Presuntamente violento
Robledo está impaciente. Ibáñez lo calma. No todo es tan fácil como parece. Hay que entrenarse, como en el fútbol, para no fallar nunca. Ibáñez es inteligente y se las arregla para tener muchas mujeres que lo buscan en el bar, le dejan mensajes. Robledo está solo, pero no lo lamenta. Se siente más fuerte que Ibáñez.
Entre tanto, sus padres se preocupan por la suerte del joven. Le prohíben salir de noche, le piden cuentas de su vida. Otra vez Carlos necesita conformarlos. Toma un curso de radio y televisión y frecuenta la antigua barra del bar «La Perla», pero no tiene mucho que decir. Ellos le parecen tontos y lo grita: «Ustedes son unos giles». Para vengarse, sus amigos lo llaman Colorado, un apodo que en la infancia lo enfurecía.
Solo frente a Ibáñez se siente bien. Ibáñez no es un mequetrefe, piensa Robledo. En el reencuentro, Jorge Antonio lo invita a su casa: «Ya te dije que mi viejo es macanudo. En casa tengo un par de revólveres. Podemos practicar tiro al blanco». Eso lo fascina. Destrozar esos cartones inmóviles le recordará los años del potrero, cuando jugaba a los cowboys. «¡Muerto!», gritaba él y el otro caía al suelo. Lo que más furia le daba era que le gritaran «¡El Colorado está muerto!». Eso lo ponía furioso.
Empiezan a tirar. Robledo tiene en las manos la misma seguridad para el revólver que para el piano.
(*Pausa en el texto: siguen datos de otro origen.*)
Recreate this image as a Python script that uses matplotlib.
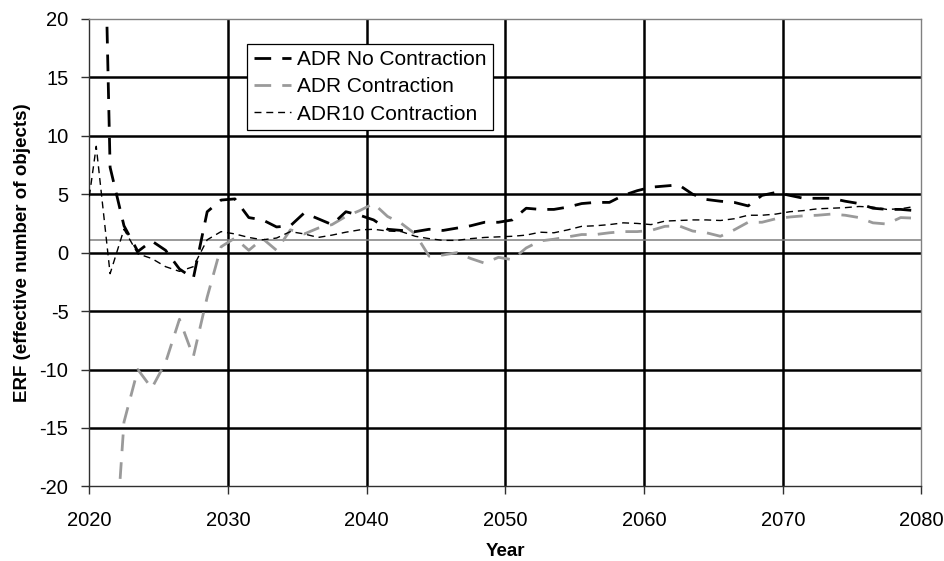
import numpy as np
import matplotlib
matplotlib.use("Agg")
import matplotlib.pyplot as plt

plt.rcParams['font.family'] = ['Liberation Sans', 'DejaVu Sans']
plt.rcParams['axes.unicode_minus'] = False

# data (values at mid-year points)
years = np.arange(2020.5, 2080.0, 1.0)

adr_no_contraction = [
    61, 7.3, 2.3, 0.1, 1.0, 0.2, -1.4, -2.2, 3.5, 4.5,
    4.6, 3.0, 2.8, 2.2, 2.3, 3.4, 2.9, 2.4, 3.5, 3.2,
    2.8, 2.0, 1.9, 1.8, 2.0, 1.9, 2.1, 2.3, 2.6, 2.6,
    2.8, 3.8, 3.7, 3.7, 3.9, 4.2, 4.3, 4.3, 4.9, 5.3,
    5.6, 5.7, 5.8, 5.0, 4.55, 4.4, 4.3, 4.0, 4.9, 5.15,
    4.9, 4.65, 4.65, 4.65, 4.4, 4.2, 3.8, 3.7, 3.7, 3.6,
]

adr_contraction = [
    -60, -32, -14.5, -10.0, -11.6, -9.4, -5.7, -8.9, -3.8, 0.5,
    1.25, 0.2, 1.2, 0.2, 1.95, 1.6, 2.1, 2.4, 3.1, 3.6,
    4.2, 3.1, 2.5, 1.6, -0.3, -0.2, 0.0, -0.5, -0.9, -0.4,
    -0.6, 0.4, 1.0, 1.15, 1.35, 1.55, 1.55, 1.7, 1.8, 1.8,
    1.9, 2.25, 2.3, 1.85, 1.7, 1.4, 1.95, 2.6, 2.6, 2.9,
    3.05, 3.15, 3.2, 3.3, 3.2, 3.0, 2.55, 2.45, 3.0, 2.95,
]

# ADR10 also has a point at the start year
adr10_years = np.concatenate([[2020.0], years])
adr10_contraction = [
    4.8,
    9.1, -1.8, 2.0, -0.1, -0.5, -1.2, -1.6, -1.2, 1.1, 1.8,
    1.6, 1.3, 1.1, 1.25, 1.8, 1.6, 1.3, 1.5, 1.75, 1.95,
    2.0, 1.85, 1.8, 1.4, 1.2, 1.05, 1.05, 1.2, 1.3, 1.35,
    1.4, 1.5, 1.75, 1.7, 1.95, 2.25, 2.3, 2.4, 2.55, 2.5,
    2.4, 2.7, 2.75, 2.8, 2.8, 2.75, 2.9, 3.2, 3.2, 3.3,
    3.5, 3.6, 3.75, 3.8, 3.85, 3.95, 3.9, 3.7, 3.75, 3.95,
]

ref_level = 1.1

fig = plt.figure(figsize=(9.45, 5.61), dpi=100)
ax = fig.add_axes([0.0945, 0.133, 0.8806, 0.8333])

ax.plot(years, adr_no_contraction, color='black', lw=2.0, dashes=(6, 4),
        label='ADR No Contraction', zorder=4)
ax.plot(years, adr_contraction, color='#9a9a9a', lw=2.0, dashes=(6, 4),
        label='ADR Contraction', zorder=3)
ax.plot(adr10_years, adr10_contraction, color='black', lw=1.0, dashes=(5, 3.5),
        label='ADR10 Contraction', zorder=5)
ax.axhline(ref_level, color='#7f7f7f', lw=1.1, zorder=2)

ax.set_xlim(2020, 2080)
ax.set_ylim(-20, 20)
ax.set_xticks(np.arange(2020, 2081, 10))
ax.set_yticks(np.arange(-20, 21, 5))

# heavy black grid, but not on the plot border
ax.grid(True, color='black', lw=1.8, zorder=1)
ax.set_axisbelow(True)
for gl in (ax.get_xgridlines()[0], ax.get_xgridlines()[-1],
           ax.get_ygridlines()[0], ax.get_ygridlines()[-1]):
    gl.set_visible(False)

for side in ('top', 'right'):
    ax.spines[side].set_color('#808080')
    ax.spines[side].set_linewidth(1.0)
for side in ('left', 'bottom'):
    ax.spines[side].set_color('#303030')
    ax.spines[side].set_linewidth(1.0)

ax.tick_params(axis='both', direction='out', length=6, width=1,
               color='#303030', labelsize=14.5)
ax.tick_params(axis='x', pad=12)
ax.tick_params(axis='y', pad=9)

ax.set_xlabel('Year', fontsize=13.5, fontweight='bold', labelpad=9)
ax.set_ylabel('ERF (effective number of objects)', fontsize=13.5,
              fontweight='bold', labelpad=6)

leg = ax.legend(loc='upper left', bbox_to_anchor=(0.19, 0.947), fontsize=15,
                frameon=True, fancybox=False, framealpha=1, edgecolor='black',
                handlelength=1.8, handletextpad=0.3, labelspacing=0.4,
                borderpad=0.3, borderaxespad=0)
leg.get_frame().set_linewidth(0.9)
leg.set_zorder(6)

fig.savefig('out.png', dpi=100)
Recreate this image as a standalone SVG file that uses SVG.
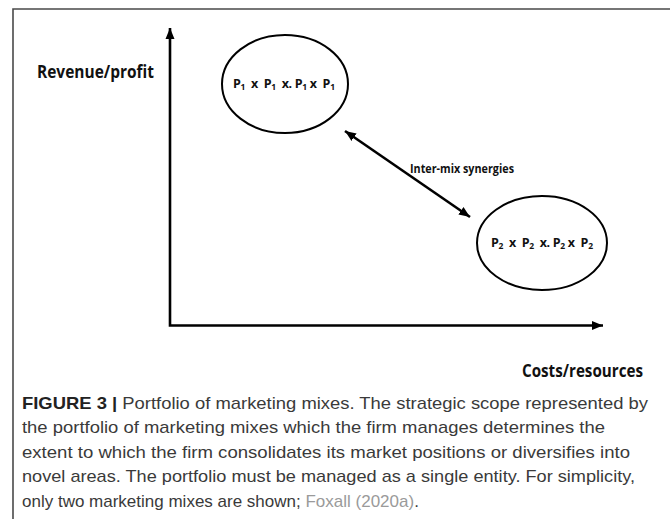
<svg xmlns="http://www.w3.org/2000/svg" width="670" height="519" viewBox="0 0 670 519">
  <defs>
    <marker id="ah" markerUnits="userSpaceOnUse" markerWidth="12" markerHeight="10" refX="11" refY="5" orient="auto-start-reverse">
      <path d="M0,0.5 L11,5 L0,9.5 z" fill="#000"/>
    </marker>
    <style>
      .frame { stroke: #4a4a4a; stroke-width: 1.6; fill: none; }
      .axis { stroke: #000; stroke-width: 2.6; fill: none; }
      .node ellipse { stroke: #000; stroke-width: 2; fill: #fff; }
      .lbl { font-family: "Open Sans", "Liberation Sans", sans-serif; font-weight: bold; fill: #111; }
      .cap { font-family: "Liberation Sans", Arial, sans-serif; font-size: 17px; fill: #3a3a3a; }
      .sub { font-size: 8.5px; }
    </style>
  </defs>
  <rect width="670" height="519" fill="#fff"/>
  <path class="frame" d="M13,519 L13,9 L670,9"/>

  <g id="axes">
    <path class="axis" d="M170,28 L170,325.5 L603,325.5" marker-start="url(#ah)" marker-end="url(#ah)"/>
    <text class="lbl" x="37" y="78" font-size="17" textLength="117" lengthAdjust="spacingAndGlyphs">Revenue/profit</text>
    <text class="lbl" x="643" y="377" font-size="17" text-anchor="end" textLength="121" lengthAdjust="spacingAndGlyphs">Costs/resources</text>
  </g>

  <g id="mix1" class="node">
    <ellipse cx="285" cy="84" rx="63" ry="49"/>
    <text class="lbl" x="233" y="88" font-size="12.5" xml:space="preserve" textLength="102" lengthAdjust="spacing">P<tspan class="sub" dy="2">1</tspan><tspan dy="-2">  x  P</tspan><tspan class="sub" dy="2">1</tspan><tspan dy="-2">  x. P</tspan><tspan class="sub" dy="2">1</tspan><tspan dy="-2"> x  P</tspan><tspan class="sub" dy="2">1</tspan></text>
  </g>

  <g id="mix2" class="node">
    <ellipse cx="542" cy="243" rx="65" ry="47"/>
    <text class="lbl" x="491" y="247" font-size="12.5" xml:space="preserve" textLength="102" lengthAdjust="spacing">P<tspan class="sub" dy="2">2</tspan><tspan dy="-2">  x  P</tspan><tspan class="sub" dy="2">2</tspan><tspan dy="-2">  x. P</tspan><tspan class="sub" dy="2">2</tspan><tspan dy="-2"> x  P</tspan><tspan class="sub" dy="2">2</tspan></text>
  </g>

  <g id="connectors">
    <line x1="345" y1="131" x2="470" y2="217" class="axis" marker-start="url(#ah)" marker-end="url(#ah)"/>
    <text class="lbl" x="410" y="173" font-size="11.5" textLength="104" lengthAdjust="spacingAndGlyphs">Inter-mix synergies</text>
  </g>

  <g id="caption">
    <text class="cap" x="22" y="409" textLength="626" lengthAdjust="spacingAndGlyphs"><tspan font-weight="bold" fill="#222">FIGURE 3 |</tspan> Portfolio of marketing mixes. The strategic scope represented by</text>
    <text class="cap" x="22" y="433" textLength="583" lengthAdjust="spacingAndGlyphs">the portfolio of marketing mixes which the firm manages determines the</text>
    <text class="cap" x="22" y="458" textLength="608" lengthAdjust="spacingAndGlyphs">extent to which the firm consolidates its market positions or diversifies into</text>
    <text class="cap" x="22" y="482" textLength="613" lengthAdjust="spacingAndGlyphs">novel areas. The portfolio must be managed as a single entity. For simplicity,</text>
    <text class="cap" x="22" y="507" font-size="16.5">only two marketing mixes are shown; <tspan fill="#9a9a9a">Foxall (2020a)</tspan>.</text>
  </g>
</svg>
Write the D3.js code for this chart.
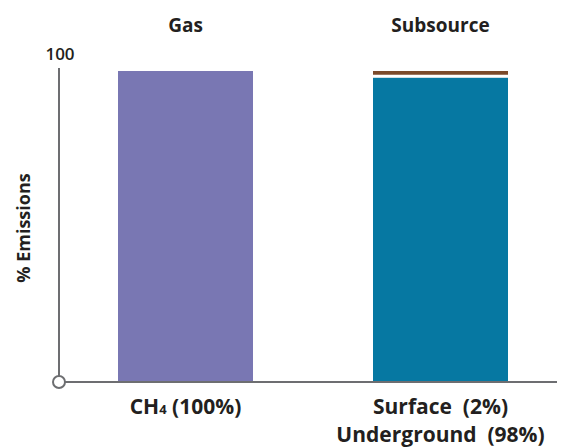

Agilidad, dice Ibáñez, que no sabe lo del piano.
Un día trazan el primer plan. Se trata de una joyería de menor importancia. Como para probar. Todo va bien y reparten las joyas y los relojes. No entienden demasiado y sacan cosas de poco valor. Detalles para corregir, piensa Robledo.
Carlos ha cumplido los 17 años y roba una moto. Con ella alborota a todo el barrio, ya que la arregla en la vereda de su casa y pone el acelerador a fondo para irritar a los vecinos que protestan. El 4 de febrero de 1969 ingresa en la Escuela de Artes y Oficios José Manuel Estrada, ubicada en la zona de Los Hornos, partido de La Plata. Ha sido acusado por el robo de la moto. Allí permanece 20 días y en un par de charlas con el director, Eloy Malaundes, le confiesa que no se entiende con su padre.
Cuando sale, Robledo Puch vuelve al piano. Estudia con la profesora Virgilia Dávalos, quien lo recuerda como un chico «tímido y correcto».
Otra vez Ibáñez. Con él empieza a visitar los boliches de la avenida del Libertador. Conoce a mucha gente y aunque su cara aniñada —los ojos azules y grandes, los labios carnosos y el pelo que le achica la frente— no lo hace muy atractivo, consigue algunas mujeres.
Los dos amigos se tienen cada vez más confianza. Concretan varios golpes, casi todos en la calle, Robledo no sabe todavía que Ibáñez actúa por su cuenta, como un experimentado profesional; roba coches (prefiere los Torino, por los que le pagan 400 mil pesos) y su familia parece conocer sus andanzas.
Robledo, que era un chico callado, se está envalentonando. Se jacta de su audacia y dice que espera un gran futuro. Ibáñez asiente. Brindan y pagan copas. Las mujeres empiezan a preferir su compañía.
Carlos Eduardo quiere irse de su casa. Un día lo intenta, pero no llega lejos. Su padre lo alcanza a las pocas cuadras, baja del auto y lo abofetea como a un chico. Un rayo de rencor habrá atravesado los ojos del muchacho.
Aída, la madre de Carlos, está agotada. Decide hacer un viaje a Europa. Visitará Alemania, donde vivió la guerra. Viaja en barco porque quiere descanso. José, el padre, sale al interior para cumplir con su trabajo. El 10 de enero de 1970 Carlos Eduardo abandona la vacía casa de sus padres. Dentro de nueve días cumplirá 19 años y quiere festejarlo.